In short, poetry comics represent different things to different creators.
There are a lot fewer rules for poetry comics than there are for other media. This, ironically, can make it more difficult for creators to make and for readers to understand: how do you interpret a work that throws even the most basic tenets of sequential art out the window (or even argues that there never was a window in the first place)?
For some, that question is too much to deal with. For others, it’s a freeing new way to express old ideas.

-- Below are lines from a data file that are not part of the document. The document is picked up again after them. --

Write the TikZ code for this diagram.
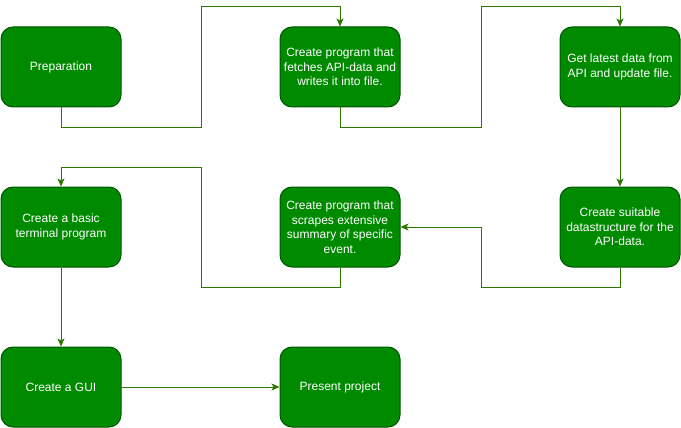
\documentclass[tikz,border=0pt]{standalone}
\usepackage{fontspec}
\setmainfont{Liberation Sans}
\usetikzlibrary{arrows.meta}

\definecolor{boxfill}{HTML}{008A00}
\definecolor{boxline}{HTML}{005700}
\definecolor{flowline}{HTML}{2D7600}

\tikzset{
  stepbox/.style={draw=boxline, fill=boxfill, line width=1pt, rounded corners=12pt,
    minimum width=120pt, minimum height=80pt, align=center,
    text=white, font=\fontsize{12}{14.5}\selectfont, inner sep=0pt},
  flow/.style={draw=flowline, line width=1pt,
    -{Stealth[length=8pt,width=7pt,inset=2pt]}}
}

\begin{document}
\begin{tikzpicture}[x=1pt,y=-1pt]
  \useasboundingbox (0,0) rectangle (681,428);

  % first row
  \node[stepbox] (prep)   at (61,67)  {Preparation};
  \node[stepbox] (fetch)  at (340,67) {Create program that\\fetches API-data and\\writes it into file.};
  \node[stepbox] (latest) at (620,67) {Get latest data from\\API and update file.};

  % second row
  \node[stepbox] (term)   at (61,227)  {Create a basic\\terminal program};
  \node[stepbox] (scrape) at (340,227) {Create program that\\scrapes extensive\\summary of specific\\event.};
  \node[stepbox] (struct) at (620,227) {Create suitable\\datastructure for the\\API-data.};

  % third row
  \node[stepbox] (gui)     at (61,387)  {Create a GUI};
  \node[stepbox] (present) at (340,387) {Present project};

  % connectors
  \draw[flow] (prep.south) -- ++(0,20) -| (201,7) -| (fetch.north);
  \draw[flow] (fetch.south) -- ++(0,20) -| (481,7) -| (latest.north);
  \draw[flow] (latest.south) -- (struct.north);
  \draw[flow] (struct.south) -- ++(0,20) -| ([xshift=81pt]scrape.east) -- (scrape.east);
  \draw[flow] (scrape.south) -- ++(0,20) -| (201,167) -| (term.north);
  \draw[flow] (term.south) -- (gui.north);
  \draw[flow] (gui.east) -- (present.west);
\end{tikzpicture}
\end{document}
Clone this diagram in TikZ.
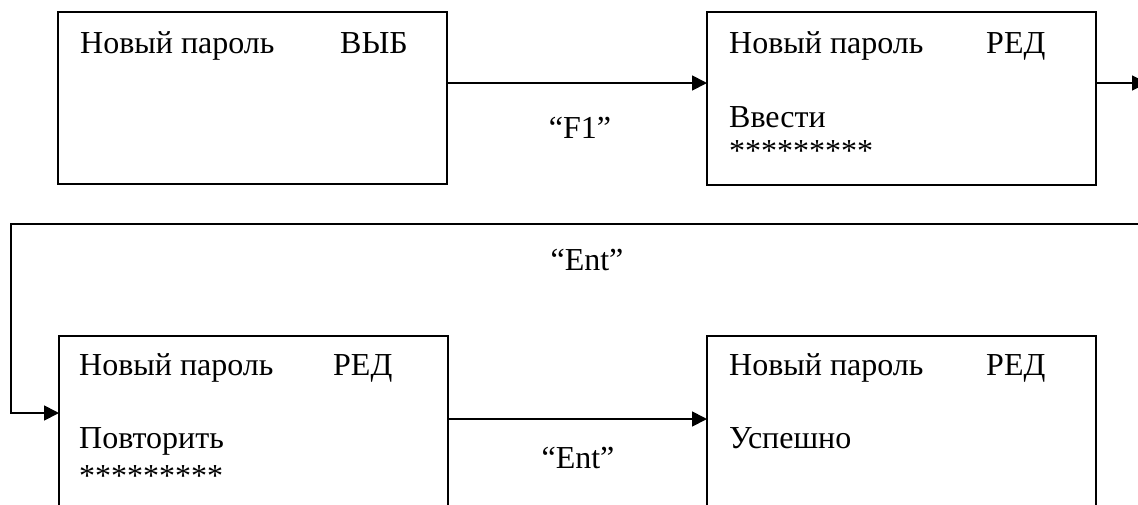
\documentclass[tikz,border=0pt]{standalone}
\usepackage{fontspec}
\setmainfont{Liberation Serif}
\usetikzlibrary{arrows.meta}
\tikzset{
  screen/.style={draw, line width=1.8pt, rectangle, inner sep=0pt, outer sep=0pt,
    minimum width=389pt, anchor=north west},
  txt/.style={anchor=base west, inner sep=0pt, font=\fontsize{32}{38}\selectfont},
  lbl/.style={anchor=base, inner sep=0pt, font=\fontsize{32}{38}\selectfont},
  arr/.style={line width=1.8pt, -{Triangle[length=15pt,width=15pt]}},
  ln/.style={line width=1.8pt}
}
\begin{document}
\begin{tikzpicture}[x=1pt,y=-1pt]
\useasboundingbox (0,0) rectangle (1138,504);
\clip (0,0) rectangle (1138,504);
% boxes
\node[screen, minimum height=172pt] (b1) at (58,12) {};
\node[screen, minimum height=173pt] (b2) at (707,12) {};
\node[screen, minimum height=180pt] (b3) at (59,336) {};
\node[screen, minimum height=180pt] (b4) at (707,336) {};
% texts box 1
\node[txt] (t1a) at (80,53) {Новый пароль};
\node[txt] (t1b) at (340,53) {ВЫБ};
% texts box 2
\node[txt] (t2a) at (729,53) {Новый пароль};
\node[txt] (t2b) at (986,53) {РЕД};
\node[txt] (t2c) at (729,127) {Ввести};
\node[txt] (t2d) at (729,161) {*********};
% texts box 3
\node[txt] (t3a) at (79,375) {Новый пароль};
\node[txt] (t3b) at (333,375) {РЕД};
\node[txt] (t3c) at (79,448) {Повторить};
\node[txt] (t3d) at (79,486) {*********};
% texts box 4
\node[txt] (t4a) at (729,375) {Новый пароль};
\node[txt] (t4b) at (986,375) {РЕД};
\node[txt] (t4c) at (729,448) {Успешно};
% labels
\node[lbl] (lf1) at (580,138) {“F1”};
\node[lbl] (lent1) at (587,270) {“Ent”};
\node[lbl] (lent2) at (578,468) {“Ent”};
% connectors
\coordinate (exitR) at (1147,83);
\coordinate (retR) at (1145,224);
\coordinate (cL) at (11,224);
\draw[arr] (b1.east |- 0,83) -- (b2.west |- 0,83);
\draw[arr] (b2.east |- 0,83) -- (exitR);
\draw[arr] (retR) -- (cL) -- (cL |- 0,413) -- (b3.west |- 0,413);
\draw[arr] (b3.east |- 0,419) -- (b4.west |- 0,419);
\end{tikzpicture}
\end{document}
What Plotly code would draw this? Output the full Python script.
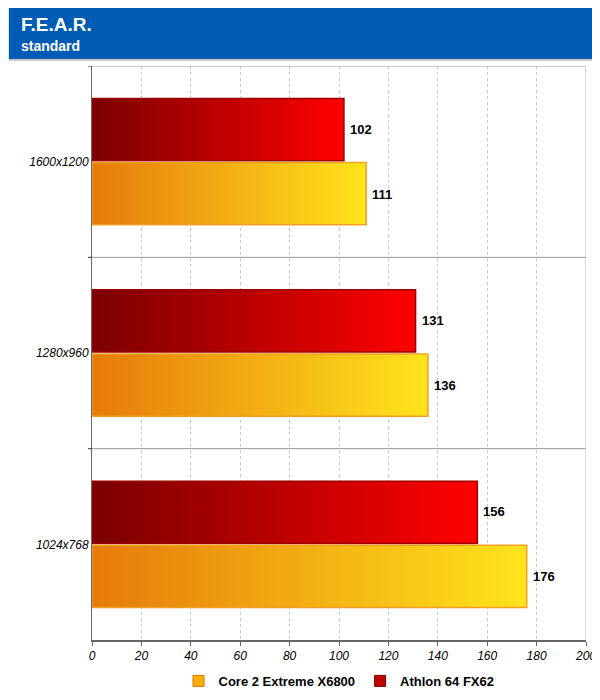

Where to Start With Comics Poetry
As a relatively new medium, you won’t find the type of massive backlog that you do with more established art forms, and many of the books mentioned in the articles I linked are currently out of print. Still, there are some good collections out there that let you see what poetry comics have to offer.
For instance, if Bianca Stone’s thoughts have intrigued you, Poetry Comics from the Book of Hours is a collection of her work. Embodied: An Intersectional Feminist Comics Poetry Anthology and Ink Brick: The Journal of Comics Poetry are both anthologies featuring work from many different creators if you want to get a feel for how different people approach the medium. For a general overview of the topic, you might try Over the Line: An Introduction to Poetry Comics.
Given the deliberately abstract nature of poetry comics, it doesn’t matter where you start. The fact that you start at all is what matters.
Granted, comics poetry is not for everyone. Stone herself says that “I kind of hate poetry comics” and that the medium “will always be, in some way, unloved and feared, just as poetry is.” Still, it’s good to know what they are, even if I’m not sure I’ve adequately answered the grand question of “what are poetry comics.” It seems like everybody has their own answers. So, the best way to find out for yourself what poetry comics are is to read them and develop your own opinion.